- 270g/9½oz unsalted butter
- 2 boneless, skinless corn-fed chicken breasts (about 180g/6¼oz each), cut into 2cm/¾in cubes
- 2 lemons, 1 for zest and juice only, 1 whole
- 2 tbsp Greek yoghurt
- 2 tsp finely chopped tarragon leaves
- 1 small, young leek, green part only, cut in half lengthways and sliced
- 200g/7oz mixed wild or shiitake mushrooms
- 1 tbsp sunflower oil
- 2 x 270g packs fresh readymade filo pastry
- 1 free-range egg, beaten
- 2 tbsp sherry vinegar
- 200ml/7fl oz chicken stock
- 200ml/7fl oz whipping cream
- 2 large heads chicory, halved lengthways and leaves separated
- 12 radishes, thinly sliced
- 3 tbsp chopped parsley leaves
- 1 tbsp Chardonnay vinegar (alternatively use white wine vinegar)
- 3 tbsp extra virgin olive oil
- sea salt and freshly ground black pepper
- For the chicken parcels, first clarify the butter. Put 250g/9oz of the butter in a saucepan over a very low heat. Leave for 30 minutes until the butter has melted and the solids have fallen to the bottom. Remove from the heat and do not disturb the pan.
- Mix the chicken, lemon zest and juice, yoghurt and half the tarragon in a bowl. Cover and marinate in the fridge for 30 minutes.

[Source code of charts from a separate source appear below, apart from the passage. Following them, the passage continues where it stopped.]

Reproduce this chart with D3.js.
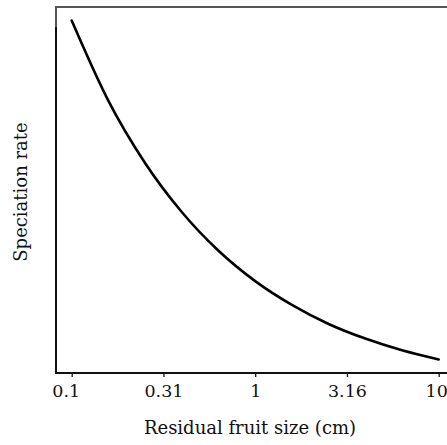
<!DOCTYPE html>
<html>
<head>
<meta charset="utf-8">
<script src="https://d3js.org/d3.v7.min.js"></script>
<style>
  html, body { margin: 0; padding: 0; background: #fff; }
  svg { display: block; }
  text { font-family: "DejaVu Serif", serif; fill: #111; }
</style>
</head>
<body>
<script>
// Data
const fruitSize = [0.1, 0.158, 0.251, 0.398, 0.631, 1, 1.585, 2.512, 3.981, 6.31, 10];
const speciationRate = [0.963, 0.745, 0.574, 0.440, 0.334, 0.251, 0.186, 0.134, 0.094, 0.062, 0.037];
const tickValues = [0.1, 0.316228, 1, 3.16228, 10];
const tickLabels = ["0.1", "0.31", "1", "3.16", "10"];
const xTitle = "Residual fruit size (cm)";
const yTitle = "Speciation rate";

(function () {
const W = 447, H = 445;
const svg = d3.select("body").append("svg").attr("width", W).attr("height", H);

const x = d3.scaleLog().domain([0.1, 10]).range([71.7, 438.7]);
const y = d3.scaleLinear().domain([0, 1]).range([373, 7]);

const pLeft = 56, pTop = 7, pBottom = 373, pRight = 453;

// frame (gray)
svg.append("rect")
  .attr("x", pLeft).attr("y", pTop)
  .attr("width", pRight - pLeft).attr("height", pBottom - pTop)
  .attr("fill", "none").attr("stroke", "#555").attr("stroke-width", 2);

// left axis line (black)
svg.append("line")
  .attr("x1", pLeft).attr("x2", pLeft)
  .attr("y1", 27).attr("y2", pBottom + 1)
  .attr("stroke", "#111").attr("stroke-width", 2);

// bottom axis
const xAxis = d3.axisBottom(x)
  .tickValues(tickValues)
  .tickFormat((d, i) => tickLabels[i])
  .tickSizeInner(4).tickSizeOuter(0).tickPadding(8);

const gx = svg.append("g").attr("transform", `translate(0,${pBottom})`).call(xAxis);
gx.select(".domain").attr("d", `M${pLeft},0H${W}`).attr("stroke", "#111").attr("stroke-width", 2);
gx.selectAll(".tick line").attr("stroke", "#111").attr("stroke-width", 1.3);
gx.selectAll(".tick text")
  .attr("font-family", "DejaVu Serif")
  .attr("font-size", 17.5).attr("fill", "#111")
  .attr("dx", (d, i) => i === 0 ? -6 : (i === tickValues.length - 1 ? -2.5 : 0));

// curve
const line = d3.line()
  .x((d, i) => x(fruitSize[i]))
  .y((d, i) => y(speciationRate[i]))
  .curve(d3.curveMonotoneX);

svg.append("path")
  .datum(speciationRate)
  .attr("d", line)
  .attr("fill", "none")
  .attr("stroke", "#000")
  .attr("stroke-width", 2.6)
  .attr("stroke-linecap", "round");

// titles
svg.append("text")
  .attr("x", 250).attr("y", 434)
  .attr("text-anchor", "middle")
  .attr("font-size", 18)
  .text(xTitle);

svg.append("text")
  .attr("transform", `translate(27,${(pTop + pBottom) / 2 + 2}) rotate(-90)`)
  .attr("text-anchor", "middle")
  .attr("font-size", 18)
  .text(yTitle);
})();
</script>
</body>
</html>
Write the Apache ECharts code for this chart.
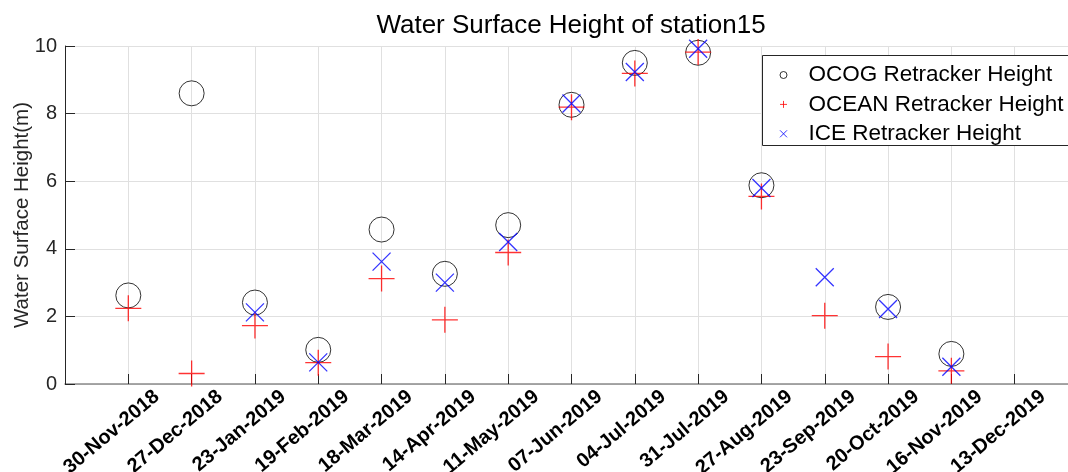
<!DOCTYPE html>
<html><head><meta charset="utf-8">
<script src="https://cdn.jsdelivr.net/npm/echarts@6/dist/echarts.min.js"></script>
<style>html,body{margin:0;padding:0;background:#fff}#c{width:1068px;height:472px}</style>
</head><body><div id="c"></div>
<script>
const dates = ['30-Nov-2018','27-Dec-2018','23-Jan-2019','19-Feb-2019','18-Mar-2019','14-Apr-2019','11-May-2019','07-Jun-2019','04-Jul-2019','31-Jul-2019','27-Aug-2019','23-Sep-2019','20-Oct-2019','16-Nov-2019','13-Dec-2019'];
const ocog  = [2.62, 8.60, 2.41, 1.01, 4.57, 3.26, 4.70, 8.26, 9.50, 9.80, 5.88, null, 2.28, 0.89, null];
const ocean = [2.24, 0.31, 1.73, 0.63, 3.12, 1.90, 3.89, 8.19, 9.19, 9.82, 5.55, 2.02, 0.81, 0.39, null];
const ice   = [null, null, 2.12, 0.64, 3.62, 3.00, 4.20, 8.30, 9.23, 9.92, 5.80, 3.16, 2.22, 0.51, null];
const yTicks = [0, 2, 4, 6, 8, 10];
const seriesNames = ['OCOG Retracker Height', 'OCEAN Retracker Height', 'ICE Retracker Height'];

const pairs = arr => arr.map((v, i) => [i, v]).filter(p => p[1] !== null);
const FONT = 'Liberation Sans, Arial, sans-serif';
const AX = '#262626';

const chart = echarts.init(document.getElementById('c'), null, {renderer: 'canvas'});
chart.setOption({
  animation: false,
  backgroundColor: '#fff',
  title: {
    text: 'Water Surface Height of station15',
    left: 571, top: 13, textAlign: 'center', padding: 0,
    textStyle: {fontFamily: FONT, fontSize: 26, fontWeight: 'normal', color: '#000'}
  },
  graphic: [{
    type: 'rect', z: 3, silent: true,
    shape: {x: 762.5, y: 55.5, width: 340, height: 90},
    style: {fill: '#fff', stroke: AX, lineWidth: 1}
  }],
  legend: {
    orient: 'vertical', left: 762, top: 55, z: 4,
    padding: [8.5, 16, 4.7, 17.5],
    itemWidth: 40, itemHeight: 7, itemGap: 6.4,
    borderWidth: 0, backgroundColor: 'transparent',
    textStyle: {fontFamily: FONT, fontSize: 22.5, color: '#000', lineHeight: 22},
    itemStyle: {borderWidth: 1},
    data: seriesNames
  },
  grid: {left: 65, width: 1013, top: 46, bottom: 88, containLabel: false, outerBoundsMode: 'none'},
  xAxis: {
    type: 'value', min: -1, max: 15, interval: 1,
    axisLine: {show: true, onZero: false, lineStyle: {color: '#8a8a8a', width: 1.5}},
    axisTick: {show: true, inside: true, length: 10, lineStyle: {color: AX}},
    splitLine: {show: true, lineStyle: {color: '#e0e0e0', width: 1}},
    axisLabel: {
      rotate: 40, fontFamily: FONT, fontSize: 20, fontWeight: 'bold', color: '#000',
      margin: 34, align: 'right', verticalAlign: 'middle', padding: [0, -37, 0, 0],
      showMinLabel: true, showMaxLabel: true,
      formatter: v => (Number.isInteger(v) && v >= 0 && v < dates.length) ? dates[v] : ''
    }
  },
  yAxis: {
    type: 'value', min: yTicks[0], max: yTicks[yTicks.length - 1], interval: 2,
    name: 'Water Surface Height(m)', nameLocation: 'middle', nameGap: 32, nameMoveOverlap: false,
    nameTextStyle: {fontFamily: FONT, fontSize: 20.5, color: AX},
    axisLine: {show: true, onZero: false, lineStyle: {color: AX, width: 1}},
    axisTick: {show: true, inside: true, length: 10, lineStyle: {color: AX}},
    splitLine: {show: true, lineStyle: {color: '#e0e0e0', width: 1}},
    axisLabel: {fontFamily: FONT, fontSize: 20, color: AX, margin: 8}
  },
  series: [
    {
      name: seriesNames[0], type: 'scatter', data: pairs(ocog),
      symbol: 'circle', symbolSize: 25, symbolKeepAspect: true,
      itemStyle: {color: 'transparent', borderColor: '#000', borderWidth: 1}
    },
    {
      name: seriesNames[1], type: 'scatter', data: pairs(ocean),
      symbol: 'path://M0,10L20,10M10,0L10,20', symbolSize: 26, symbolKeepAspect: true,
      itemStyle: {color: 'transparent', borderColor: '#ff0000', borderWidth: 1.3}
    },
    {
      name: seriesNames[2], type: 'scatter', data: pairs(ice),
      symbol: 'path://M0,0L20,20M20,0L0,20', symbolSize: 18, symbolKeepAspect: true,
      itemStyle: {color: 'transparent', borderColor: '#0000ff', borderWidth: 1.3}
    }
  ]
});
</script></body></html>
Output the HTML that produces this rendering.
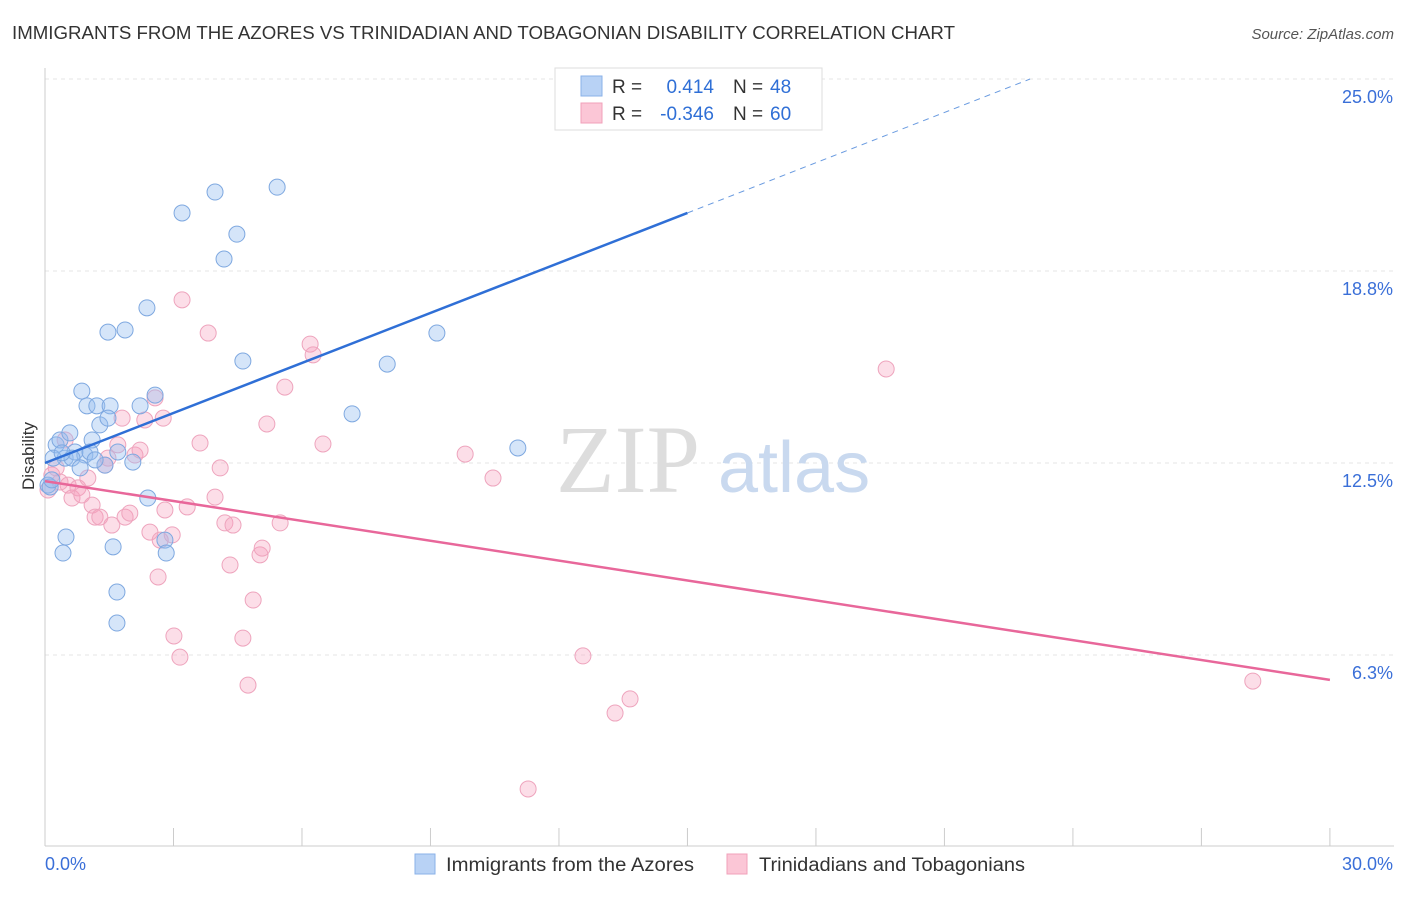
<!DOCTYPE html>
<html><head><meta charset="utf-8"><style>
body{margin:0;background:#fff;font-family:"Liberation Sans",sans-serif;}
</style></head><body>
<svg id="c" width="1406" height="892" xmlns="http://www.w3.org/2000/svg" style="font-family:'Liberation Sans',sans-serif">
<text x="12" y="39" font-size="18" fill="#333" textLength="943" lengthAdjust="spacingAndGlyphs">IMMIGRANTS FROM THE AZORES VS TRINIDADIAN AND TOBAGONIAN DISABILITY CORRELATION CHART</text>
<text x="1394" y="39" font-size="15" fill="#555" font-style="italic" text-anchor="end">Source: ZipAtlas.com</text>
<g id="grid"></g>
<text x="700" y="492" font-size="96" fill="#ddd" font-family="Liberation Serif" text-anchor="end">ZIP</text>
<text x="718" y="492" font-size="72" fill="#c9d9ef">atlas</text>
<g id="axes"></g>
<g id="pts"></g>
<g id="lines"></g>
<g>
<rect x="555" y="68" width="267" height="62" fill="#fff" stroke="#ddd"/>
<rect x="581" y="76" width="21" height="20" fill="#b8d2f5" stroke="#8ab1e8"/>
<rect x="581" y="103" width="21" height="20" fill="#fbc6d6" stroke="#f0a0ba"/>
<text x="612" y="93" font-size="19" fill="#333">R = </text><text x="714" y="93" font-size="19" fill="#2f6fd6" text-anchor="end">0.414</text>
<text x="733" y="93" font-size="19" fill="#333">N = </text><text x="770" y="93" font-size="19" fill="#2f6fd6">48</text>
<text x="612" y="120" font-size="19" fill="#333">R = </text><text x="714" y="120" font-size="19" fill="#2f6fd6" text-anchor="end">-0.346</text>
<text x="733" y="120" font-size="19" fill="#333">N = </text><text x="770" y="120" font-size="19" fill="#2f6fd6">60</text>
</g>
<g>
<rect x="415" y="854" width="20" height="20" fill="#b8d2f5" stroke="#8ab1e8"/>
<text x="446" y="871" font-size="19" fill="#333" textLength="248" lengthAdjust="spacingAndGlyphs">Immigrants from the Azores</text>
<rect x="727" y="854" width="20" height="20" fill="#fbc6d6" stroke="#f0a0ba"/>
<text x="759" y="871" font-size="19" fill="#333" textLength="266" lengthAdjust="spacingAndGlyphs">Trinidadians and Tobagonians</text>
</g>
<text x="34" y="456" font-size="17" fill="#333" text-anchor="middle" transform="rotate(-90 34 456)">Disability</text>
</svg>
<script>
const blueX=[0.26,0.35,0.47,0.58,0.70,0.19,0.07,0.12,0.42,0.49,0.86,0.98,1.21,1.52,1.28,1.10,1.47,0.93,1.05,1.70,1.40,2.05,2.22,2.57,2.38,1.87,1.47,3.20,3.97,4.48,4.18,5.42,4.62,2.40,1.59,1.68,1.68,2.80,2.83,7.17,7.99,9.15,11.04,0.63,0.40,0.82,0.16,1.17];
const blueY=[13.09,13.25,12.66,13.48,12.86,12.66,11.78,11.72,9.57,10.09,14.84,14.36,14.36,14.36,13.74,13.25,13.96,12.76,12.86,12.86,12.43,12.53,14.36,14.71,17.55,16.83,16.76,20.64,21.32,19.95,19.14,21.48,15.82,11.36,9.77,8.30,7.29,9.99,9.57,14.10,15.72,16.73,12.99,12.66,12.83,12.34,11.95,12.60];
const pinkX=[0.07,0.16,0.26,0.35,0.47,0.54,0.63,0.77,0.86,1.00,1.10,1.17,1.28,1.40,1.47,1.56,1.70,1.80,1.87,1.98,2.10,2.22,2.33,2.45,2.57,2.64,2.69,2.76,2.80,2.97,3.01,3.15,3.20,3.32,3.62,3.81,3.97,4.09,4.20,4.32,4.39,4.62,4.74,4.86,5.02,5.07,5.18,5.49,5.60,6.19,6.26,6.49,9.81,10.46,12.56,13.31,13.66,11.28,19.64,28.20];
const pinkY=[11.62,12.11,12.34,11.88,13.25,11.78,11.36,11.69,11.46,12.01,11.13,10.74,10.74,12.43,12.66,10.48,13.09,13.96,10.74,10.87,12.76,12.92,13.90,10.25,14.62,8.79,9.99,13.96,10.97,10.16,6.87,6.18,17.81,11.07,13.15,16.73,11.39,12.34,10.55,9.18,10.48,6.80,5.27,8.04,9.51,9.73,13.77,10.55,14.97,16.37,16.02,13.12,12.79,12.01,6.22,4.36,4.82,1.89,15.56,5.40];
const yTicks=[25,18.75,12.5,6.25];
const yTickLabels=["25.0%","18.8%","12.5%","6.3%"];
const xTicks=[0,3,6,9,12,15,18,21,24,27,30];
const blueTrend=[[0,12.5],[15,20.64],[23,25]];
const pinkTrend=[[0,11.91],[30,5.44]];
const NS="http://www.w3.org/2000/svg";
const X=v=>45+v*42.83, Y=v=>847-v*30.72;
function mk(p,t,a){const e=document.createElementNS(NS,t);for(const k in a)e.setAttribute(k,a[k]);p.appendChild(e);return e;}
const grid=document.getElementById('grid'),axes=document.getElementById('axes'),pts=document.getElementById('pts'),lines=document.getElementById('lines');
yTicks.forEach((t,i)=>{const l=mk(grid,'line',{x1:45,x2:1394,y1:Y(t),y2:Y(t),stroke:'#e6e6e6','stroke-dasharray':'4 4'});


const tx=mk(axes,'text',{x:1393,y:Y(t)+24,'font-size':18,fill:'#3a6fd8','text-anchor':'end'});tx.textContent=yTickLabels[i];

});
mk(axes,'line',{x1:45,x2:45,y1:68,y2:846,stroke:'#ccc'});
mk(axes,'line',{x1:45,x2:1394,y1:846,y2:846,stroke:'#ccc'});
xTicks.forEach(t=>{const l=mk(axes,'line',{x1:X(t),x2:X(t),y1:828,y2:846,stroke:'#ccc'});

});
let a=mk(axes,'text',{x:45,y:870,'font-size':18,fill:'#3a6fd8'});a.textContent='0.0%';


a=mk(axes,'text',{x:1393,y:870,'font-size':18,fill:'#3a6fd8','text-anchor':'end'});a.textContent='30.0%';


pinkX.forEach((x,i)=>{const c=mk(pts,'circle',{cx:X(x),cy:Y(pinkY[i]),r:8,fill:'rgba(247,160,190,0.35)',stroke:'#eea4bd','stroke-width':1});

});
blueX.forEach((x,i)=>{const c=mk(pts,'circle',{cx:X(x),cy:Y(blueY[i]),r:8,fill:'rgba(150,190,240,0.4)',stroke:'#7ea8e0','stroke-width':1});

});
let l=mk(lines,'line',{x1:X(blueTrend[0][0]),y1:Y(blueTrend[0][1]),x2:X(blueTrend[1][0]),y2:Y(blueTrend[1][1]),stroke:'#2f6fd6','stroke-width':2.5});


l=mk(lines,'line',{x1:X(blueTrend[1][0]),y1:Y(blueTrend[1][1]),x2:X(blueTrend[2][0]),y2:Y(blueTrend[2][1]),stroke:'#6a9be0','stroke-width':1,'stroke-dasharray':'6 5'});


l=mk(lines,'line',{x1:X(pinkTrend[0][0]),y1:Y(pinkTrend[0][1]),x2:X(pinkTrend[1][0]),y2:Y(pinkTrend[1][1]),stroke:'#e8679a','stroke-width':2.5});


</script>
</body></html>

- Bring a saucepan of water to the boil, add the leek, return to the boil and blanch for 1 minute. Lift out using a slotted spoon and refresh in ice-cold water. Transfer to a plate and pat dry with kitchen paper. Add the mushrooms to the boiling water, blanch for 1 minute, then lift out, refresh and pat dry.
- Heat a large, non-stick frying pan over a high heat. Add the remaining butter and sunflower oil. When the butter is foaming, add the mushrooms and fry for 2 minutes. Add the leek and chicken and fry for 2 minutes, or until starting to colour. Remove from the pan and leave to cool at room temperature. Don’t wash the pan as you will need it later.
- Preheat the oven to 180C/160C Fan/Gas 4.
- Cut the filo into 16 rectangles 16x22cm/6¼x8½in and cover with a clean, damp tea towel to prevent them drying out. For each filo pie, working quickly, one piece at a time, lay a sheet of filo on the work surface and brush lightly with clarified butter, then grate a little lemon zest from the whole lemon over the top. Lay a second sheet over the top and brush with butter as before, then season with a little salt. Put another sheet on top, brush with butter again and grate over a little lemon zest. Finish with a fourth sheet, then a little pepper.
- Beat together the egg and 1 tablespoon water to make an egg wash. Brush the edges of the pastry with the egg wash, then spoon a quarter of the chicken mixture onto the bottom half of the pastry. Gently fold the pastry over the filling, press the edges together and tuck them under to seal and form a little parcel. Transfer to a baking tray and refridgerate while you make the remaining 3 parcels.
- Brush the outsides of the finished parcels with the clarified butter and bake for 20-25 minutes until golden-brown and crisp.
- Meanwhile, for the chicory and radish salad, toss the chicory leaves, radishes and parsley together in a bowl. In a small bowl, whisk the vinegar and oil together then season with salt and pepper. Just before serving, drizzle the dressing over the leaves and toss to coat.
- Return the frying pan to a medium heat, add the sherry vinegar and deglaze by stirring to remove any caramelized bits stuck to the bottom. Add the stock and cream, turn the heat down to low and simmer for 10-12 minutes until the volume of liquid has reduced by half and the sauce is thick enough to coat the back of a spoon. Add the remaining tarragon and season with salt and pepper, to taste.
- To serve, spoon the sauce over the parcels and arrange the salad alongside.